### GIVEN PROBLEM
Return the listing below unchanged, minus its pictures.

### DATASET EXTRACT
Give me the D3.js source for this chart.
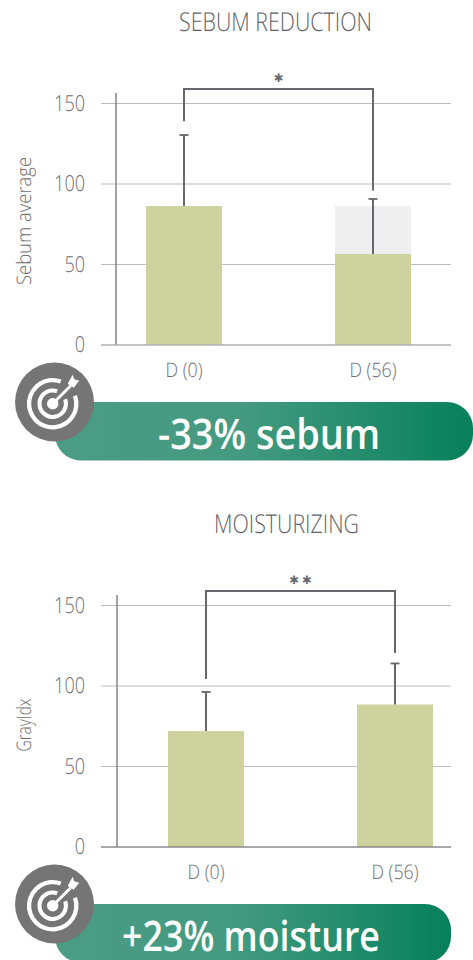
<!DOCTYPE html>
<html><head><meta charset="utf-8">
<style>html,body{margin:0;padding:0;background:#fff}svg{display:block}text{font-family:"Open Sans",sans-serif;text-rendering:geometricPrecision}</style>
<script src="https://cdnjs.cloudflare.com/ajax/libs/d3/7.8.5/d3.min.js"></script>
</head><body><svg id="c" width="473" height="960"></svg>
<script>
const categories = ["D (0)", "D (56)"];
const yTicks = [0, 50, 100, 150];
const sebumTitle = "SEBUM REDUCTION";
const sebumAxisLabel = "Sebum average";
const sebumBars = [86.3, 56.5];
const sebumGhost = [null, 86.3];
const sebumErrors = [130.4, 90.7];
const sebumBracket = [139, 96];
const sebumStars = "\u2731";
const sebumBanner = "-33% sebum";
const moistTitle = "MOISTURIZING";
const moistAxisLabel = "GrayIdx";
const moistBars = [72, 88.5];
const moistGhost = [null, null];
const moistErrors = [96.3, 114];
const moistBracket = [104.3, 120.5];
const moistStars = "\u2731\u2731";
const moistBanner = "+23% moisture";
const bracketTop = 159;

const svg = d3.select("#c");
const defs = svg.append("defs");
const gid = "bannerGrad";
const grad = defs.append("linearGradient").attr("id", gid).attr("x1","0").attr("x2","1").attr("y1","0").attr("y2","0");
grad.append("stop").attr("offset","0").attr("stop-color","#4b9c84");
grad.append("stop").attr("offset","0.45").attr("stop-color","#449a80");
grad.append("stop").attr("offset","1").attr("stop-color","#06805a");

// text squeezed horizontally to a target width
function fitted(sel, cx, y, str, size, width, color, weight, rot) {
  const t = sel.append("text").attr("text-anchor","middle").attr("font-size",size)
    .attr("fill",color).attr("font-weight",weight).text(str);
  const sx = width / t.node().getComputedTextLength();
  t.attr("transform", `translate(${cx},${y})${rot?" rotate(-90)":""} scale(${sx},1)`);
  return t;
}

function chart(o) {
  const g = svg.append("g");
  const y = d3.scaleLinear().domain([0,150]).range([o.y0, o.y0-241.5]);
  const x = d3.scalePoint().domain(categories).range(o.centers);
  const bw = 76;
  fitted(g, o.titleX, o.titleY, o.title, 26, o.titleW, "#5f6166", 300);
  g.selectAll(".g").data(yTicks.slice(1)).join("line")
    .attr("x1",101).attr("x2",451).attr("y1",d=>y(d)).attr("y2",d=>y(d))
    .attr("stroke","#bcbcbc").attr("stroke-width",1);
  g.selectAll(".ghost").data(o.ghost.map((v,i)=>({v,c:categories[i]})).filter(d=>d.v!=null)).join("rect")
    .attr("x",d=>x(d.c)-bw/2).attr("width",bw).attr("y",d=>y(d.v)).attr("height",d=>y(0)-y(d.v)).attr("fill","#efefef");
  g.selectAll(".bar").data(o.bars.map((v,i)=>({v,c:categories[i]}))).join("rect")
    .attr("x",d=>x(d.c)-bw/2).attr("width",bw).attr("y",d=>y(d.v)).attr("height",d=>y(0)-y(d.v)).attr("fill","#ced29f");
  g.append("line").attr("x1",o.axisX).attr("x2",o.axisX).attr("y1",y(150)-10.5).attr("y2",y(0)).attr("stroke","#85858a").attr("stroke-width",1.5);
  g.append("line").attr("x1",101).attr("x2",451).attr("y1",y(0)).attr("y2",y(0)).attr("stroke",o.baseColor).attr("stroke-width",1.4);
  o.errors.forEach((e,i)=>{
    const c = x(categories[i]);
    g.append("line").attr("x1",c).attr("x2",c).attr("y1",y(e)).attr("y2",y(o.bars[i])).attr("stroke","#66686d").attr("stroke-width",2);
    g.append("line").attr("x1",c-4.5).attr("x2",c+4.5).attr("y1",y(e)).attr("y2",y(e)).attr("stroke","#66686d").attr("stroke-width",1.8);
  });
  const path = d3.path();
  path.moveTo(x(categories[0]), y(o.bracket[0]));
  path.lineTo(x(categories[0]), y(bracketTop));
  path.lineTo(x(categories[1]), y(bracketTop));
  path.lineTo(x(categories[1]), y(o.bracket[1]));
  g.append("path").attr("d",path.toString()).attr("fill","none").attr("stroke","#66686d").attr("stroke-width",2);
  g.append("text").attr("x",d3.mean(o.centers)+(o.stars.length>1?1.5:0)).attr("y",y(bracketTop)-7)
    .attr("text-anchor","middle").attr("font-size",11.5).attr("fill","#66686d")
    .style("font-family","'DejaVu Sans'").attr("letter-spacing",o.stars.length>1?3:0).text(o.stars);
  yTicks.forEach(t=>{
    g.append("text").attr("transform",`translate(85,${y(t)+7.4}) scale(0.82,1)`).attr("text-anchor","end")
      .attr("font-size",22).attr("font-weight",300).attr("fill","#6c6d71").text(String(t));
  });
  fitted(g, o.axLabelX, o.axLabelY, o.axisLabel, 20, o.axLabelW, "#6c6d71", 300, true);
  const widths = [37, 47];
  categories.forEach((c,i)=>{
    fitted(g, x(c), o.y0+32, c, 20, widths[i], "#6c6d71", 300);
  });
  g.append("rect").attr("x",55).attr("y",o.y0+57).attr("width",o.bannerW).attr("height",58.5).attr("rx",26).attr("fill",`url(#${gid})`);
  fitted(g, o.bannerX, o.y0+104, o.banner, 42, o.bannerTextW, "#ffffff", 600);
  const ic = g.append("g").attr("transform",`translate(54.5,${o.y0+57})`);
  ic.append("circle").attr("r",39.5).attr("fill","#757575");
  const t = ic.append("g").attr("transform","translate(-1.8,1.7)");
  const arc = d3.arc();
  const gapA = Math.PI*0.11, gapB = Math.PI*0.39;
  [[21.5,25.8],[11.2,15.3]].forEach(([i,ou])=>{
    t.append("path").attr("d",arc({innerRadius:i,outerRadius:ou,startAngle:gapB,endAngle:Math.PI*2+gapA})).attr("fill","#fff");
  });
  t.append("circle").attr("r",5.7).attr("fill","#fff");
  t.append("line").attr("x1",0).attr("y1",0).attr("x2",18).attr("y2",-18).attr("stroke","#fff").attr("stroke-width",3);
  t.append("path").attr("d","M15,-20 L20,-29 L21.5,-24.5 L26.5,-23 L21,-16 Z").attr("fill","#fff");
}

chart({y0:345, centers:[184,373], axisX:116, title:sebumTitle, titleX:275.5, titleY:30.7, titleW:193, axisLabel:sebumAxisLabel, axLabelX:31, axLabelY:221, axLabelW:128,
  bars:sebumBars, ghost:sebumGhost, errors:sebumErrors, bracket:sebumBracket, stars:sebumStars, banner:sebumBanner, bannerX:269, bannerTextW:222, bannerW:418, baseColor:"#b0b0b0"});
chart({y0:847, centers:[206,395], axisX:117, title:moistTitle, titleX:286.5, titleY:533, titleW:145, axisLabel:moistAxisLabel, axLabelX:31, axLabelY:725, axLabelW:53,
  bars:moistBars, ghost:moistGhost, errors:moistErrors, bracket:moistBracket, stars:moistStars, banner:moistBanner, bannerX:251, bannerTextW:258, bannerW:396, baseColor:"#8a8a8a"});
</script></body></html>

### OUTPUT BELOW
Give me the D3.js source for this chart.
<!DOCTYPE html>
<html><head><meta charset="utf-8">
<style>html,body{margin:0;padding:0;background:#fff}svg{display:block}text{font-family:"Open Sans",sans-serif;text-rendering:geometricPrecision}</style>
<script src="https://cdnjs.cloudflare.com/ajax/libs/d3/7.8.5/d3.min.js"></script>
</head><body><svg id="c" width="473" height="960"></svg>
<script>
const categories = ["D (0)", "D (56)"];
const yTicks = [0, 50, 100, 150];
const sebumTitle = "SEBUM REDUCTION";
const sebumAxisLabel = "Sebum average";
const sebumBars = [86.3, 56.5];
const sebumGhost = [null, 86.3];
const sebumErrors = [130.4, 90.7];
const sebumBracket = [139, 96];
const sebumStars = "\u2731";
const sebumBanner = "-33% sebum";
const moistTitle = "MOISTURIZING";
const moistAxisLabel = "GrayIdx";
const moistBars = [72, 88.5];
const moistGhost = [null, null];
const moistErrors = [96.3, 114];
const moistBracket = [104.3, 120.5];
const moistStars = "\u2731\u2731";
const moistBanner = "+23% moisture";
const bracketTop = 159;

const svg = d3.select("#c");
const defs = svg.append("defs");
const gid = "bannerGrad";
const grad = defs.append("linearGradient").attr("id", gid).attr("x1","0").attr("x2","1").attr("y1","0").attr("y2","0");
grad.append("stop").attr("offset","0").attr("stop-color","#4b9c84");
grad.append("stop").attr("offset","0.45").attr("stop-color","#449a80");
grad.append("stop").attr("offset","1").attr("stop-color","#06805a");

// text squeezed horizontally to a target width
function fitted(sel, cx, y, str, size, width, color, weight, rot) {
  const t = sel.append("text").attr("text-anchor","middle").attr("font-size",size)
    .attr("fill",color).attr("font-weight",weight).text(str);
  const sx = width / t.node().getComputedTextLength();
  t.attr("transform", `translate(${cx},${y})${rot?" rotate(-90)":""} scale(${sx},1)`);
  return t;
}

function chart(o) {
  const g = svg.append("g");
  const y = d3.scaleLinear().domain([0,150]).range([o.y0, o.y0-241.5]);
  const x = d3.scalePoint().domain(categories).range(o.centers);
  const bw = 76;
  fitted(g, o.titleX, o.titleY, o.title, 26, o.titleW, "#5f6166", 300);
  g.selectAll(".g").data(yTicks.slice(1)).join("line")
    .attr("x1",101).attr("x2",451).attr("y1",d=>y(d)).attr("y2",d=>y(d))
    .attr("stroke","#bcbcbc").attr("stroke-width",1);
  g.selectAll(".ghost").data(o.ghost.map((v,i)=>({v,c:categories[i]})).filter(d=>d.v!=null)).join("rect")
    .attr("x",d=>x(d.c)-bw/2).attr("width",bw).attr("y",d=>y(d.v)).attr("height",d=>y(0)-y(d.v)).attr("fill","#efefef");
  g.selectAll(".bar").data(o.bars.map((v,i)=>({v,c:categories[i]}))).join("rect")
    .attr("x",d=>x(d.c)-bw/2).attr("width",bw).attr("y",d=>y(d.v)).attr("height",d=>y(0)-y(d.v)).attr("fill","#ced29f");
  g.append("line").attr("x1",o.axisX).attr("x2",o.axisX).attr("y1",y(150)-10.5).attr("y2",y(0)).attr("stroke","#85858a").attr("stroke-width",1.5);
  g.append("line").attr("x1",101).attr("x2",451).attr("y1",y(0)).attr("y2",y(0)).attr("stroke",o.baseColor).attr("stroke-width",1.4);
  o.errors.forEach((e,i)=>{
    const c = x(categories[i]);
    g.append("line").attr("x1",c).attr("x2",c).attr("y1",y(e)).attr("y2",y(o.bars[i])).attr("stroke","#66686d").attr("stroke-width",2);
    g.append("line").attr("x1",c-4.5).attr("x2",c+4.5).attr("y1",y(e)).attr("y2",y(e)).attr("stroke","#66686d").attr("stroke-width",1.8);
  });
  const path = d3.path();
  path.moveTo(x(categories[0]), y(o.bracket[0]));
  path.lineTo(x(categories[0]), y(bracketTop));
  path.lineTo(x(categories[1]), y(bracketTop));
  path.lineTo(x(categories[1]), y(o.bracket[1]));
  g.append("path").attr("d",path.toString()).attr("fill","none").attr("stroke","#66686d").attr("stroke-width",2);
  g.append("text").attr("x",d3.mean(o.centers)+(o.stars.length>1?1.5:0)).attr("y",y(bracketTop)-7)
    .attr("text-anchor","middle").attr("font-size",11.5).attr("fill","#66686d")
    .style("font-family","'DejaVu Sans'").attr("letter-spacing",o.stars.length>1?3:0).text(o.stars);
  yTicks.forEach(t=>{
    g.append("text").attr("transform",`translate(85,${y(t)+7.4}) scale(0.82,1)`).attr("text-anchor","end")
      .attr("font-size",22).attr("font-weight",300).attr("fill","#6c6d71").text(String(t));
  });
  fitted(g, o.axLabelX, o.axLabelY, o.axisLabel, 20, o.axLabelW, "#6c6d71", 300, true);
  const widths = [37, 47];
  categories.forEach((c,i)=>{
    fitted(g, x(c), o.y0+32, c, 20, widths[i], "#6c6d71", 300);
  });
  g.append("rect").attr("x",55).attr("y",o.y0+57).attr("width",o.bannerW).attr("height",58.5).attr("rx",26).attr("fill",`url(#${gid})`);
  fitted(g, o.bannerX, o.y0+104, o.banner, 42, o.bannerTextW, "#ffffff", 600);
  const ic = g.append("g").attr("transform",`translate(54.5,${o.y0+57})`);
  ic.append("circle").attr("r",39.5).attr("fill","#757575");
  const t = ic.append("g").attr("transform","translate(-1.8,1.7)");
  const arc = d3.arc();
  const gapA = Math.PI*0.11, gapB = Math.PI*0.39;
  [[21.5,25.8],[11.2,15.3]].forEach(([i,ou])=>{
    t.append("path").attr("d",arc({innerRadius:i,outerRadius:ou,startAngle:gapB,endAngle:Math.PI*2+gapA})).attr("fill","#fff");
  });
  t.append("circle").attr("r",5.7).attr("fill","#fff");
  t.append("line").attr("x1",0).attr("y1",0).attr("x2",18).attr("y2",-18).attr("stroke","#fff").attr("stroke-width",3);
  t.append("path").attr("d","M15,-20 L20,-29 L21.5,-24.5 L26.5,-23 L21,-16 Z").attr("fill","#fff");
}

chart({y0:345, centers:[184,373], axisX:116, title:sebumTitle, titleX:275.5, titleY:30.7, titleW:193, axisLabel:sebumAxisLabel, axLabelX:31, axLabelY:221, axLabelW:128,
  bars:sebumBars, ghost:sebumGhost, errors:sebumErrors, bracket:sebumBracket, stars:sebumStars, banner:sebumBanner, bannerX:269, bannerTextW:222, bannerW:418, baseColor:"#b0b0b0"});
chart({y0:847, centers:[206,395], axisX:117, title:moistTitle, titleX:286.5, titleY:533, titleW:145, axisLabel:moistAxisLabel, axLabelX:31, axLabelY:725, axLabelW:53,
  bars:moistBars, ghost:moistGhost, errors:moistErrors, bracket:moistBracket, stars:moistStars, banner:moistBanner, bannerX:251, bannerTextW:258, bannerW:396, baseColor:"#8a8a8a"});
</script></body></html>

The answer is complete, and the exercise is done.